Objective
Starting from the top of the material, restate each line exactly until the line that contains "ppix_change = [0, -18.4, -30.5, -36.7, -39.7, -40.1]", which is also copied. Pictures are excluded.

----- Material

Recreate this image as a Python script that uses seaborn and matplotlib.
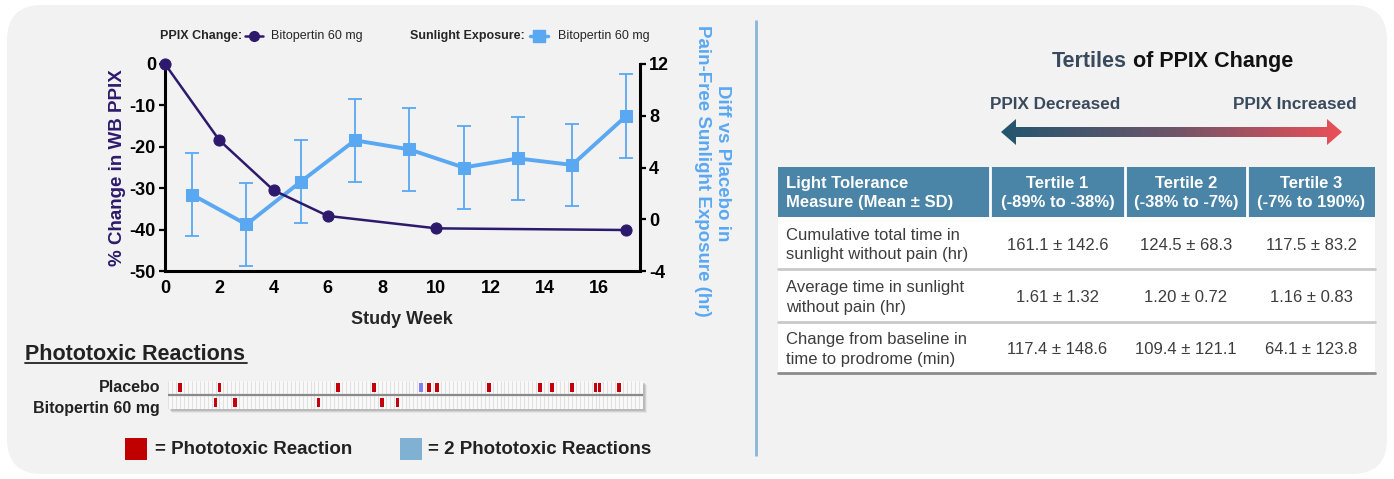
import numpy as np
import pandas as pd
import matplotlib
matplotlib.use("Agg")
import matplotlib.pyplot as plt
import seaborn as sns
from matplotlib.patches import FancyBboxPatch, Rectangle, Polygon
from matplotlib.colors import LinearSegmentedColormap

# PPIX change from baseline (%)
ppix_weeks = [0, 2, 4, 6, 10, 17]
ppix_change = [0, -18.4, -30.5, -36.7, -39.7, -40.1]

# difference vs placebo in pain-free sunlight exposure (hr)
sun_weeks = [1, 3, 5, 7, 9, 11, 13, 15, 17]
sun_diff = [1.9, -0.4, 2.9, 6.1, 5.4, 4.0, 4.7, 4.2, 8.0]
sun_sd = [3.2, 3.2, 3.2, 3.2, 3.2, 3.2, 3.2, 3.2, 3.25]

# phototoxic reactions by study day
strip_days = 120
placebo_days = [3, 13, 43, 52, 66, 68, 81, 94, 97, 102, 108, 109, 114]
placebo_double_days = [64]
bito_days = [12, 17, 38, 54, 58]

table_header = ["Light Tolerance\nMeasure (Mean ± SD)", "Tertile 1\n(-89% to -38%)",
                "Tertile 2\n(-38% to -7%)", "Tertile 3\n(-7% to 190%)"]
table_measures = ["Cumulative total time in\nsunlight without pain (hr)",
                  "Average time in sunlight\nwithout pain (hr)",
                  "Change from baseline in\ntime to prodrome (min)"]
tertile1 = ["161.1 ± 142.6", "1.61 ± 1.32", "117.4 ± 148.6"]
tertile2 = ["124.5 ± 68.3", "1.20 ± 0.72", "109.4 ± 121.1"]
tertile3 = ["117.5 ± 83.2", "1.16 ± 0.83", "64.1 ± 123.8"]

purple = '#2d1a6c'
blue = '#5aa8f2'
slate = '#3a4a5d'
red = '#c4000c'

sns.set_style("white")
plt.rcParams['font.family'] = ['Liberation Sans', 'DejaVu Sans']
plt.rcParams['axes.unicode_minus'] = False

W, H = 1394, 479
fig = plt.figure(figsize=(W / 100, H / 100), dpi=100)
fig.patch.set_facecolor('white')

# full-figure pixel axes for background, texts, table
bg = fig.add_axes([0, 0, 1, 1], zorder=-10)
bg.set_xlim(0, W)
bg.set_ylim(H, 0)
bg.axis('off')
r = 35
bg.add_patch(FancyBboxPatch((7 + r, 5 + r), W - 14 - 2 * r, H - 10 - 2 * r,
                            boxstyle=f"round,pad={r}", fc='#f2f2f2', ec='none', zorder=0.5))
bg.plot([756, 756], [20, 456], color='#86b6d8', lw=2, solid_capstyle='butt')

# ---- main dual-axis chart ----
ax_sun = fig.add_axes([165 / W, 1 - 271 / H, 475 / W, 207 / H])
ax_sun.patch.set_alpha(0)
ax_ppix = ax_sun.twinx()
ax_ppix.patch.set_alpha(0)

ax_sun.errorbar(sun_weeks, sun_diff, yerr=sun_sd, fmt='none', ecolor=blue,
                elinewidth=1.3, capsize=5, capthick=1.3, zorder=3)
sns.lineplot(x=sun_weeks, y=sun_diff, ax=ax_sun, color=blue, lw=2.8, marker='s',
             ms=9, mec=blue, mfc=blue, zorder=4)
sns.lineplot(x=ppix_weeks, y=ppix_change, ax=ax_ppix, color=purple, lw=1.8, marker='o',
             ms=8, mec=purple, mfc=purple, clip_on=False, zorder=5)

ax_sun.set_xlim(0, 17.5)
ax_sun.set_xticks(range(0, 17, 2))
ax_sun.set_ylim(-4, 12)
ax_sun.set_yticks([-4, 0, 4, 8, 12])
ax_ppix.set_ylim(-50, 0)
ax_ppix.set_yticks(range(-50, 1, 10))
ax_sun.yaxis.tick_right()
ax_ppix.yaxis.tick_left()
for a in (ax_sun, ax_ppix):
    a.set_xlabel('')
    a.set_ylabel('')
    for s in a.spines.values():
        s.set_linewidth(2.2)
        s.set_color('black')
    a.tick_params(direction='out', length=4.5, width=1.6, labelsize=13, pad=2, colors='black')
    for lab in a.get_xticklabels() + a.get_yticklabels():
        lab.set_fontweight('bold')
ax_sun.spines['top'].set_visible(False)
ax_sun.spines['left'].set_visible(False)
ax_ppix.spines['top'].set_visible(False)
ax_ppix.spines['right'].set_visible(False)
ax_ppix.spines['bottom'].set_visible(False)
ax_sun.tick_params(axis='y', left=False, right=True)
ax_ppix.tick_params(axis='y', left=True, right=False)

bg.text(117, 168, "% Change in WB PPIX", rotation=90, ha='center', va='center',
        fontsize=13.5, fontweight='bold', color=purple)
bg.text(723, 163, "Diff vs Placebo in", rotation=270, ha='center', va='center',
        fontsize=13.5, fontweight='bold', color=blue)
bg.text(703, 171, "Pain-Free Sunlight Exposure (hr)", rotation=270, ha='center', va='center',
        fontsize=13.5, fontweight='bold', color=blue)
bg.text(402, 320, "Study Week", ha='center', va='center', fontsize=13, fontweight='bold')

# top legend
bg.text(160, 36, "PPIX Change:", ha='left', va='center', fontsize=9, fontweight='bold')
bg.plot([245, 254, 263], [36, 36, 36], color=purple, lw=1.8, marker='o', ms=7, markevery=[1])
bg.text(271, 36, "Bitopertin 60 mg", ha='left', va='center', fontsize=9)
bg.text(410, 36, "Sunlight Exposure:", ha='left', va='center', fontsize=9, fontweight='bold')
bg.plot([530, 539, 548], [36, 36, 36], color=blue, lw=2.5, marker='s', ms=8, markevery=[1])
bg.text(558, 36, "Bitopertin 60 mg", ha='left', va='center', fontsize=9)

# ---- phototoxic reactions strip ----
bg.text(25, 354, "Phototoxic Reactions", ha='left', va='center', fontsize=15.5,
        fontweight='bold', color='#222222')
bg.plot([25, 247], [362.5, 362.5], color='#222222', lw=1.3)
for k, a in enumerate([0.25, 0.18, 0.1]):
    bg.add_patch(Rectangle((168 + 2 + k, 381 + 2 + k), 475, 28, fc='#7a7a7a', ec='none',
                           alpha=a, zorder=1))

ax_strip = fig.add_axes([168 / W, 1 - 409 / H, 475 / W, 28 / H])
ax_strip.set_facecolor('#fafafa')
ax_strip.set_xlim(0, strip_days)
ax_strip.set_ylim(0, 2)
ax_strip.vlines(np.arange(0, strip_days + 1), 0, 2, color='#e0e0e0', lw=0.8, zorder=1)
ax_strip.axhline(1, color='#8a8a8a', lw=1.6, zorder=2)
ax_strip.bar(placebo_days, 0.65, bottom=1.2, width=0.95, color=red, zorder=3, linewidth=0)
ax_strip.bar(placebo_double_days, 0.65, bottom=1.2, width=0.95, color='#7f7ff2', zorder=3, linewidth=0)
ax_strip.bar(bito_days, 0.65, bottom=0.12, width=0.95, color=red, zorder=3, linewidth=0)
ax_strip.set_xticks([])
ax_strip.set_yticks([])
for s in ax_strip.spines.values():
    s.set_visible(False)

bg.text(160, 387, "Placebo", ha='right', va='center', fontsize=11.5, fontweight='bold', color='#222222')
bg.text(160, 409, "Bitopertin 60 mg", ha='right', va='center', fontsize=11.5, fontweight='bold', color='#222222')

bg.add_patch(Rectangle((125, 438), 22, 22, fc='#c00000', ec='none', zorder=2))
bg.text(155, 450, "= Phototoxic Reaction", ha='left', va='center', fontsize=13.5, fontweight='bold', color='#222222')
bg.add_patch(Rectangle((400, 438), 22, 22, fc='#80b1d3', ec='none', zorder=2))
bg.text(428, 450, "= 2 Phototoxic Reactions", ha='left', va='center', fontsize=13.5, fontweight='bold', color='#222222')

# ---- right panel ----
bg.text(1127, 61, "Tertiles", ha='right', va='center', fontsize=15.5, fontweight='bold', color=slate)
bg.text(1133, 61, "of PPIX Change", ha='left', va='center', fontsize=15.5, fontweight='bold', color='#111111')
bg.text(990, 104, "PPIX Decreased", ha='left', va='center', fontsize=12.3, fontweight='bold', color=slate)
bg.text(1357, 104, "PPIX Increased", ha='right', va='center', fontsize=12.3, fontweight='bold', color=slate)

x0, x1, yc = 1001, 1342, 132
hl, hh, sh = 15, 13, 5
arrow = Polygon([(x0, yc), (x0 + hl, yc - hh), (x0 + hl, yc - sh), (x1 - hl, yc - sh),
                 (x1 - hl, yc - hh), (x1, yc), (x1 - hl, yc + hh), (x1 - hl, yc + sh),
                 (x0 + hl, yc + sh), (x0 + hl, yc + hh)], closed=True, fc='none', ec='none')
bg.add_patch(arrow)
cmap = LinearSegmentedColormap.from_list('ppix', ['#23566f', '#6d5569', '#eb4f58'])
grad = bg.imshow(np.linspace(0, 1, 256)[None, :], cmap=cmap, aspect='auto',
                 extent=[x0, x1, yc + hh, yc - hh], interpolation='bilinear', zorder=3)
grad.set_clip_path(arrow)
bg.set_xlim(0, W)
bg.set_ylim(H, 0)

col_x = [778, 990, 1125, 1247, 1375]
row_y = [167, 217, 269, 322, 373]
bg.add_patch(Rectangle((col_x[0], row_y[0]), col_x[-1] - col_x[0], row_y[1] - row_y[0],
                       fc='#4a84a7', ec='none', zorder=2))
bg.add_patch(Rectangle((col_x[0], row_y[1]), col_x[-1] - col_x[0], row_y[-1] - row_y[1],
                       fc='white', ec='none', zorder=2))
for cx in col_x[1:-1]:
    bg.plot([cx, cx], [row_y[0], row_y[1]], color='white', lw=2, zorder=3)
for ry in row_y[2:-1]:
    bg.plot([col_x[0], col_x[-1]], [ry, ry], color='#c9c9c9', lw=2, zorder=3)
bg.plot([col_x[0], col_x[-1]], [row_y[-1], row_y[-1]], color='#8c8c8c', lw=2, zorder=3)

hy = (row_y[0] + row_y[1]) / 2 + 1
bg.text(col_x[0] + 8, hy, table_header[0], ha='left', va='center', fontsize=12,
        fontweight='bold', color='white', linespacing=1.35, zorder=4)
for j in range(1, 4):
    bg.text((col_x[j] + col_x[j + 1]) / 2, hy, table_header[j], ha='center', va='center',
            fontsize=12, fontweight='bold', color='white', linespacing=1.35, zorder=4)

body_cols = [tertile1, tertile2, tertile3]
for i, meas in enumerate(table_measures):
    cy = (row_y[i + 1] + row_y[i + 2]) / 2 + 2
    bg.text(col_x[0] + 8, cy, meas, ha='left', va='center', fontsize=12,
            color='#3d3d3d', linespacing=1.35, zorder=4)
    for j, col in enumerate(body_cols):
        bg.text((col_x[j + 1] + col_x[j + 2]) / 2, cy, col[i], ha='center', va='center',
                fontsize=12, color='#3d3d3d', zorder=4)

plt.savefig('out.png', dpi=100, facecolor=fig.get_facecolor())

----------

Worked answer
Recreate this image as a Python script that uses seaborn and matplotlib.
import numpy as np
import pandas as pd
import matplotlib
matplotlib.use("Agg")
import matplotlib.pyplot as plt
import seaborn as sns
from matplotlib.patches import FancyBboxPatch, Rectangle, Polygon
from matplotlib.colors import LinearSegmentedColormap

# PPIX change from baseline (%)
ppix_weeks = [0, 2, 4, 6, 10, 17]
ppix_change = [0, -18.4, -30.5, -36.7, -39.7, -40.1]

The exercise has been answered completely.